Their activities have also included the manipulation of contracts related to major infrastructure projects in Calabria, including the Strada statale 106 Jonica, and the laundering of criminal proceeds through legitimate businesses. According to reports, the Bruzzaniti are also involved in drug trafficking schemes with the Camorra's Casalesi clan. Over the years, millions of euros in assets have been seized from key figures of the group.
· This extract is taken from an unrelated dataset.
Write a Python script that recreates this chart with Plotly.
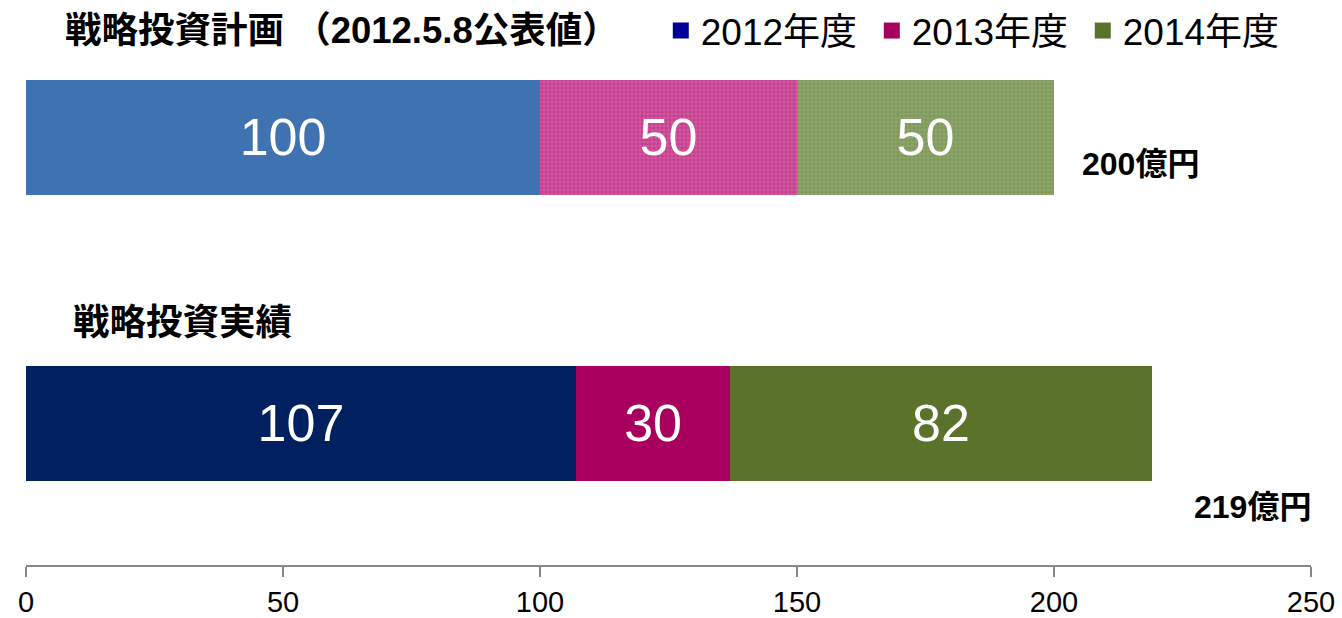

A prominent member, Bartolo Bruzzaniti, described by prosecutors as a figure of "absolute criminal importance", was arrested in Jounieh, Lebanon, in 2023 after years on the run. He was wanted by four Italian prosecutors and had previously evaded capture during Operation Levante, which targeted international drug trafficking linked to the 'Ndrangheta. Investigations revealed he had helped finance the fugitive life of Rocco Morabito, a major cocaine broker also from Africo, and member of the Morabito 'ndrina. Bartolo Bruzzaniti reportedly owned a luxury restaurant in Lebanon, where he was ultimately captured, and had also established ties with Raffaele Imperiale, a prominent international drug trafficker affiliated with the Camorra, who is now a cooperating witness in Italy.